* Recorded data:
- - - -

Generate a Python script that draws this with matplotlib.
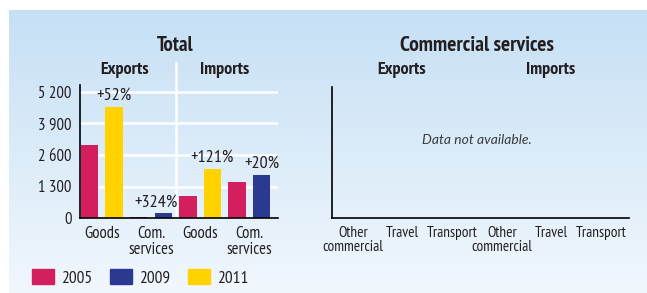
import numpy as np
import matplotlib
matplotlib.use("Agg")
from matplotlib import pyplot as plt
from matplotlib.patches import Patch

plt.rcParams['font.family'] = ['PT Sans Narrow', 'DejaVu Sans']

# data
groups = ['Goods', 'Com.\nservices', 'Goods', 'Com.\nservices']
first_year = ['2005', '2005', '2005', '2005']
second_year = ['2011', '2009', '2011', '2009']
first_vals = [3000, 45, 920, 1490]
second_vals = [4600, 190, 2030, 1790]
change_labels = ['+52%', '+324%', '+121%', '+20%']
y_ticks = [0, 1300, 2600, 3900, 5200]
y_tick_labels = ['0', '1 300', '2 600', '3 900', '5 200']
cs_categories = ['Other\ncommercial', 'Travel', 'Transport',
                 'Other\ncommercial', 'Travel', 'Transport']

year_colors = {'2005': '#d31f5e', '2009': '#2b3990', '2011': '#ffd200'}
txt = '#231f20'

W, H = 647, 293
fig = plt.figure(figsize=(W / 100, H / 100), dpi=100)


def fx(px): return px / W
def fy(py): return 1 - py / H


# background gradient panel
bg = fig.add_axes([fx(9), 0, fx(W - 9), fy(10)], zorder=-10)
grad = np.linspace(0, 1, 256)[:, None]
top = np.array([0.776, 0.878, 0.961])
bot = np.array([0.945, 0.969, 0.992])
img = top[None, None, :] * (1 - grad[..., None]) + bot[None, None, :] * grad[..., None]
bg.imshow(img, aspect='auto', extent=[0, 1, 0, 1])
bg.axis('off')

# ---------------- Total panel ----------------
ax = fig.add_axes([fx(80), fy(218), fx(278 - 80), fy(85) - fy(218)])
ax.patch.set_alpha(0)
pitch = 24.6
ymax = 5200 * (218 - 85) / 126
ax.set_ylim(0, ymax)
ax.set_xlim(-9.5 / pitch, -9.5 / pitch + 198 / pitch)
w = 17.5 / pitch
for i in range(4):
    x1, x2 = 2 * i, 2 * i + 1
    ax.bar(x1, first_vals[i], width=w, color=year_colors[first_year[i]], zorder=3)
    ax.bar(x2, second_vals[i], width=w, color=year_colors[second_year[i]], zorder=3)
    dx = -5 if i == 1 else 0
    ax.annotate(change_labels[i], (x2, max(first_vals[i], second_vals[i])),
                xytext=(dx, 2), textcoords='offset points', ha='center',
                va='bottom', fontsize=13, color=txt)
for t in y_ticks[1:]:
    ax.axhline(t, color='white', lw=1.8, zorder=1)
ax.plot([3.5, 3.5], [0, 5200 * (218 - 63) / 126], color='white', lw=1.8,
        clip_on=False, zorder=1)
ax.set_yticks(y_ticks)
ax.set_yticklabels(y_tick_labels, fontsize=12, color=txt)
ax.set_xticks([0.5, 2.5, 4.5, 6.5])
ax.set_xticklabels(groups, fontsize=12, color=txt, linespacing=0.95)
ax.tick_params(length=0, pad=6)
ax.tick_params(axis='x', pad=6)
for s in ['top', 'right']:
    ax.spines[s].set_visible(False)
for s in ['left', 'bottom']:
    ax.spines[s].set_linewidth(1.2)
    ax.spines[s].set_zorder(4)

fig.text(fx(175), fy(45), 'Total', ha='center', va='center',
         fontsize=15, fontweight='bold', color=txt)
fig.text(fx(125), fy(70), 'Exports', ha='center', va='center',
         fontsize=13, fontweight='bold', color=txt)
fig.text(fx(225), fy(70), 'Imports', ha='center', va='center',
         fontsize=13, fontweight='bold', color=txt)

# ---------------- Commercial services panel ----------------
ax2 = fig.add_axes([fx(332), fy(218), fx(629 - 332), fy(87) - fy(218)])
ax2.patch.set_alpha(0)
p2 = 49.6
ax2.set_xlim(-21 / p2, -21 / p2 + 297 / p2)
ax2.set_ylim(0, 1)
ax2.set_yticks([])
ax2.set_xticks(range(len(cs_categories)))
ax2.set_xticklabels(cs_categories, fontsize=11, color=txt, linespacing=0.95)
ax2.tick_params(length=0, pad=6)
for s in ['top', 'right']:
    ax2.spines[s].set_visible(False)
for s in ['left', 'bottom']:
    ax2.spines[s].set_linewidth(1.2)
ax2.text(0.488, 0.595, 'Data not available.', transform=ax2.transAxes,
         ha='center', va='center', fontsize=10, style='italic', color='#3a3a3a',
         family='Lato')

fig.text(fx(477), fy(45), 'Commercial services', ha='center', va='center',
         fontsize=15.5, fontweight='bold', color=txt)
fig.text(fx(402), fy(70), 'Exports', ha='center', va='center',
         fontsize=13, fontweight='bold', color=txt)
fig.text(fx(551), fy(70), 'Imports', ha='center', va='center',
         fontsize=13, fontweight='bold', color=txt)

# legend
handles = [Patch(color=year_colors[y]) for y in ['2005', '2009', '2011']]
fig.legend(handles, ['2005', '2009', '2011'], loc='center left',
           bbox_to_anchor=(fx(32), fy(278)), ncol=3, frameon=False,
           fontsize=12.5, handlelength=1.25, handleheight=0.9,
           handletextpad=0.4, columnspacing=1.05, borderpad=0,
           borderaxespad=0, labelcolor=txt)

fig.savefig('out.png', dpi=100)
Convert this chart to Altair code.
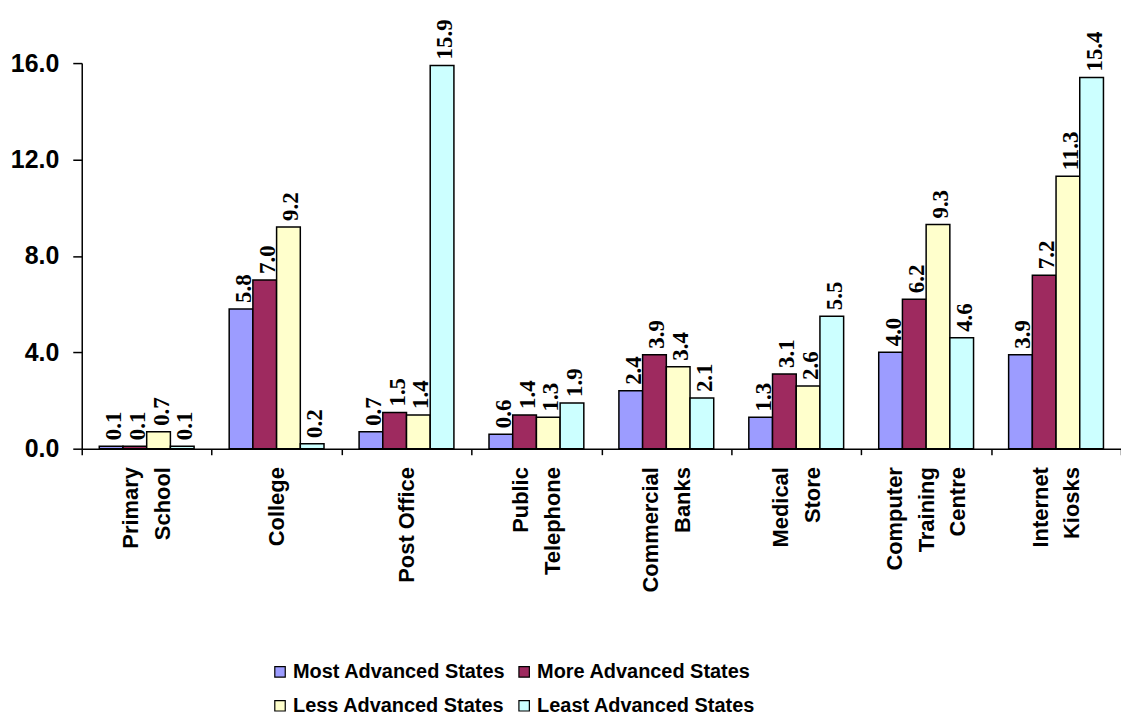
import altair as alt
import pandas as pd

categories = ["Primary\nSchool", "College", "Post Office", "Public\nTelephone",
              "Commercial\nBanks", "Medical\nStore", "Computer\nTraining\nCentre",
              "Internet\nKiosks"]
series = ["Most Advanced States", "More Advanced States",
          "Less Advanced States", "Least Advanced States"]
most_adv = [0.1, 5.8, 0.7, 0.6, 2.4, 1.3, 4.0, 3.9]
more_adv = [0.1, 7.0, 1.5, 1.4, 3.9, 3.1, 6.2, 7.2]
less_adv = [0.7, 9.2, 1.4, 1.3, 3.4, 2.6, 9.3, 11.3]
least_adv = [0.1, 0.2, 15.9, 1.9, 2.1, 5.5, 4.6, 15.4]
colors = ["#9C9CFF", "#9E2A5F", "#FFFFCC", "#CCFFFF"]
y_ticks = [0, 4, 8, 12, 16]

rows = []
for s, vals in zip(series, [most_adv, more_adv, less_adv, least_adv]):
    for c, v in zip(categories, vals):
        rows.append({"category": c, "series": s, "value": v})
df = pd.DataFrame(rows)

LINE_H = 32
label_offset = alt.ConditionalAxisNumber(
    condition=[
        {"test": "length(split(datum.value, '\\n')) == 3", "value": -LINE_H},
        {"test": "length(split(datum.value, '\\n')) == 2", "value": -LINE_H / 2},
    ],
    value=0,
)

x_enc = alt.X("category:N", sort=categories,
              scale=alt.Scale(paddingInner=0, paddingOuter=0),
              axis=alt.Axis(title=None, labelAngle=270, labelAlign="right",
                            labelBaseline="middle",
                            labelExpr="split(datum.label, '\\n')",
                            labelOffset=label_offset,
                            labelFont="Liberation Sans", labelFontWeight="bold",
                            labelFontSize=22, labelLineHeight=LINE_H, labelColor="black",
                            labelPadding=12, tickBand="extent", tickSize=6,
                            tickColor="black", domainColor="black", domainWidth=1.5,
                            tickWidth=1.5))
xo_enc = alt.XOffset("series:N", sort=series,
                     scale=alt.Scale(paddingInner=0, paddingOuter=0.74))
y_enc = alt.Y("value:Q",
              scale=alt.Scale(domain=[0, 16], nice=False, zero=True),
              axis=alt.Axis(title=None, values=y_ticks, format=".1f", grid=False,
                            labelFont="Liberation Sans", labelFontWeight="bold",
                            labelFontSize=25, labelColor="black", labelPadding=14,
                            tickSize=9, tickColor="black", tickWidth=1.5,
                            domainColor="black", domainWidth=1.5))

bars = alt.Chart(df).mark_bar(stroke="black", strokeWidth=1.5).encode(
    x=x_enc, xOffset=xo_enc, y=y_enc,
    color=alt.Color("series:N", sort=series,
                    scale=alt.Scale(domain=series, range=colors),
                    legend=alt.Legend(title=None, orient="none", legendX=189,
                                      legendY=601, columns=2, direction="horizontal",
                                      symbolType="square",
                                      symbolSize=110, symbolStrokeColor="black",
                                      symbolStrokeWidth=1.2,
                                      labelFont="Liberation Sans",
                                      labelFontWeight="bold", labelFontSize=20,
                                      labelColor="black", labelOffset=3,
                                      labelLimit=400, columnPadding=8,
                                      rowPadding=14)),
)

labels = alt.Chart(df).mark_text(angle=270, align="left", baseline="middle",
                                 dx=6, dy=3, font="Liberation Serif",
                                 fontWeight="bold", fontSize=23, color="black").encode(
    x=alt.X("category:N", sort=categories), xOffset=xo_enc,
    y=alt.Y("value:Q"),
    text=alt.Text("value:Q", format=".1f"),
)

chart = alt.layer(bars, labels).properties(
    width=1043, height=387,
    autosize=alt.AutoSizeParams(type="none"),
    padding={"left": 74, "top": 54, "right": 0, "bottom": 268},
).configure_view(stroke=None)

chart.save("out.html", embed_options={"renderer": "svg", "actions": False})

- - - -

* What you have to do: Please reproduce, word for word, every line from the first line of the records above through the line containing "plt.rcParams['font.family'] = ['PT", and leave out the pictures.

* Solution to this exercise:
Generate a Python script that draws this with matplotlib.
import numpy as np
import matplotlib
matplotlib.use("Agg")
from matplotlib import pyplot as plt
from matplotlib.patches import Patch

plt.rcParams['font.family'] = ['PT Sans Narrow', 'DejaVu Sans']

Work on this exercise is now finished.